相同的是,U和J的唯一区别在于,立即数左移12位形成U,左移1位形成J。立即数在指令中的位置最大化了与其他格式的重叠。下图显示了各个指令格式中立即数的形成方式。

image-20230501153621336

Integer Computational Instructions

大部分整数计算指令操作在XLENbits长度的值上,要么是register-immediate(I type)要么是register-register(R type)指令,目标均为rd寄存器。整数计算指令不会导致arithmetic exceptions。

We did not include special instruction-set support for overflow checks on integer arithmetic operations in the base instruction set, as many overflow checks can be cheaply implemented using RISC-V branches.

  • I type(opcode = OP-IMM)

    • ADDI: adds sign-extended 12-bit immediate to register rs1. Arithmetic overflow is ignored and the result is simply the low XLEN bits of the result. ADDI rd, rs1, 0 is used to implement the MV rd, rs1 assembler pseudoinstruction.
    • SLTI(set less than immediate): places the value 1 in register rd if register rs1 is less than the sign-extended immediate when both are treated as signed numbers, else 0 is written to rd.
    • SLTIU is similar but compares the values as unsigned numbers (i.e., the immediate is first sign-extended to XLEN bits then treated as an unsigned number). Note, SLTIU rd, rs1, 1 sets rd to 1 if rs1 equals zero, otherwise sets rd to 0 (assembler pseudoinstruction SEQZ rd, rs).
    • ANDI/ORI/XORI: are logical operations that perform bitwise AND, OR, and XOR on register rs1and the sign-extended 12-bit immediate and place the result in rd Note, XORI rd, rs1, -1 performs a bitwise logical inversion of register rs1 (assembler pseudoinstruction NOT rd, rs).

    image-20230501154633135

    • SLLI/SRLI/SRAI: Shift Instructions,rs中存放要被shift的操作数,shift的位数放在imm[4:0]中。向右平移的bit在30位上,SLLI为logical left shift(0进入低位),SRLI表示为logical right shift(0进入高位),SRAI表示arithmetic right shift(原来的最高位进入高位)

    image-20230501155502790

    • NOP

      除了用来增加pc,没有任何影响。NOP被编码为ADDI x0,x0, 0。可以用来进行代码段对齐、或者留出对内敛代码更改的空间。

      image-20230501161707365

    • Memory Ordering Instructions

      FENCE指令用来order 设备IO和内存访问的顺序。
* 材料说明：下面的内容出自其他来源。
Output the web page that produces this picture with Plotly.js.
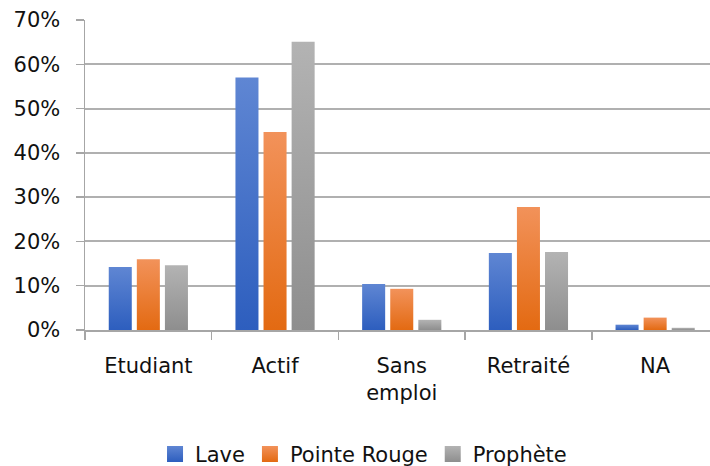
<!DOCTYPE html>
<html>
<head>
<meta charset="utf-8">
<script src="https://cdn.plot.ly/plotly-3.0.1.min.js"></script>
<style>html,body{margin:0;padding:0;background:#fff}#chart{width:710px;height:466px}</style>
</head>
<body>
<div id="chart"></div>
<script>
const categories = ["Etudiant", "Actif", "Sans<br>emploi", "Retraité", "NA"];
const seriesNames = ["Lave", "Pointe Rouge", "Prophète"];
const lave = [0.142, 0.570, 0.104, 0.174, 0.012];
const pointeRouge = [0.160, 0.447, 0.093, 0.278, 0.028];
const prophete = [0.146, 0.651, 0.023, 0.176, 0.005];
const yTickVals = [0, 0.1, 0.2, 0.3, 0.4, 0.5, 0.6, 0.7];
const yTickText = ["0%", "10%", "20%", "30%", "40%", "50%", "60%", "70%"];

const colors = ["#4472c4", "#ed7d31", "#a5a5a5"];
const gradients = [["#5f86d3", "#2d5ebe"], ["#f2925a", "#e36a12"], ["#b3b3b3", "#8e8e8e"]];
const values = [lave, pointeRouge, prophete];

const traces = values.map((v, i) => ({
  type: "bar",
  name: seriesNames[i],
  x: categories,
  y: v,
  marker: {color: colors[i], line: {width: 0}},
  hoverinfo: "skip"
}));

const font = {family: "DejaVu Sans", size: 21, color: "#111111"};

const layout = {
  width: 710,
  height: 466,
  margin: {l: 85, r: 0, t: 20, b: 135.5, autoexpand: false},
  paper_bgcolor: "#ffffff",
  plot_bgcolor: "#ffffff",
  font: font,
  barmode: "group",
  bargap: 0.335,
  bargroupgap: 0.18,
  showlegend: true,
  legend: {
    orientation: "h",
    xref: "container", yref: "container",
    x: 0.512, xanchor: "center",
    y: 0.025, yanchor: "middle",
    font: font,
    itemwidth: 30,
    traceorder: "normal"
  },
  xaxis: {
    type: "category",
    range: [-0.5, 4.433],
    automargin: false,
    showgrid: false,
    showline: true,
    linecolor: "#a6a6a6",
    linewidth: 1.5,
    ticks: "outside",
    tickson: "boundaries",
    ticklen: 8,
    tickcolor: "#a6a6a6",
    tickwidth: 1.5,
    ticklabelstandoff: 16,
    tickfont: font,
    zeroline: false,
    fixedrange: true
  },
  yaxis: {
    range: [0, 0.70],
    automargin: false,
    tickvals: yTickVals,
    ticktext: yTickText,
    showgrid: true,
    gridcolor: "#b0b0b0",
    gridwidth: 2,
    showline: true,
    linecolor: "#a6a6a6",
    linewidth: 1.5,
    ticks: "outside",
    ticklen: 8,
    tickcolor: "#a6a6a6",
    tickwidth: 1.5,
    ticklabelstandoff: 11,
    tickfont: font,
    zeroline: false,
    fixedrange: true
  }
};

Plotly.newPlot("chart", traces, layout, {staticPlot: true, displayModeBar: false}).then(gd => {
  const svg = gd.querySelector("svg.main-svg");
  const ns = "http://www.w3.org/2000/svg";
  let defs = svg.querySelector("defs");
  if (!defs) { defs = document.createElementNS(ns, "defs"); svg.insertBefore(defs, svg.firstChild); }
  gradients.forEach((g, i) => {
    const lg = document.createElementNS(ns, "linearGradient");
    lg.setAttribute("id", "barGrad" + i);
    lg.setAttribute("x1", "0"); lg.setAttribute("y1", "0");
    lg.setAttribute("x2", "0"); lg.setAttribute("y2", "1");
    [[0, g[0]], [1, g[1]]].forEach(([o, c]) => {
      const s = document.createElementNS(ns, "stop");
      s.setAttribute("offset", o);
      s.setAttribute("stop-color", c);
      lg.appendChild(s);
    });
    defs.appendChild(lg);
  });
  gd.querySelectorAll(".barlayer .trace.bars").forEach((t, i) => {
    t.querySelectorAll(".point path").forEach(p => { p.style.fill = "url(#barGrad" + i + ")"; });
  });
  gd.querySelectorAll(".legend .traces").forEach((t, i) => {
    t.querySelectorAll(".legendpoints path").forEach(p => {
      p.setAttribute("d", "M8,8H-8V-8H8Z");
      p.style.fill = "url(#barGrad" + i + ")";
    });
  });
});
</script>
</body>
</html>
任何设备输入(I)、设备输出(O)、内存读(R)和内存(W)may be ordered with respect to any combination of the same. A memory consistency model is a set of rules specifying the values that can be returned by loads of memory. Informally, no other RISC-V hart or external device can observe any operation in the successor set following a FENCE before any operation in the predecessor set preceding the FENCE.

      Informally, no other RISC-V hart or external device can observe any operation in the successor set following a FENCE before any operation in the predecessor set preceding the FENCE.

      image-20230501172156934

      image-20230501211142514

    • SYSTEM Instructions,用于访问系统资源,导致精确异常。

      • ECALL:service request
      • EBREAK:return control to a debugging environment,相当于x86上的int3,一开始设计为将控制权交给debugger

      image-20230501211446287

    • JALR,目标地址通过rs1+符号扩展后的12bit立即数获取,然后将最低为设置为0,将pc+4放入rd寄存器中。

      image-20230501163854093

      无条件跳转都使用pc-relative address来支持position-independent 代码。JALR用来enable两个指令序列可以访问到32bit的任务绝对地址。LUI+JALR或AUIPC+JALR。实践中JALR通常立即数为0,用来配合LUI和AUIPC。当rs为x0时,使用JALR可以访问到最低2KB和最高2KB的内容。

    • Load 如果load的目标寄存器是x0的话,必须产生异常。

      • LW
      • LH:16位有符号扩展到rd中
      • LHU:0扩展到rd中
      • LB[U]
  • S type

    RV32I is a load-store architecture, where only load and store instructions access memory and arithmetic instructions only operate on CPU registers.目标内存地址计算为rs1寄存器内容加上有符号扩展的12bit立即数。对其的内存访问是具有原子性的。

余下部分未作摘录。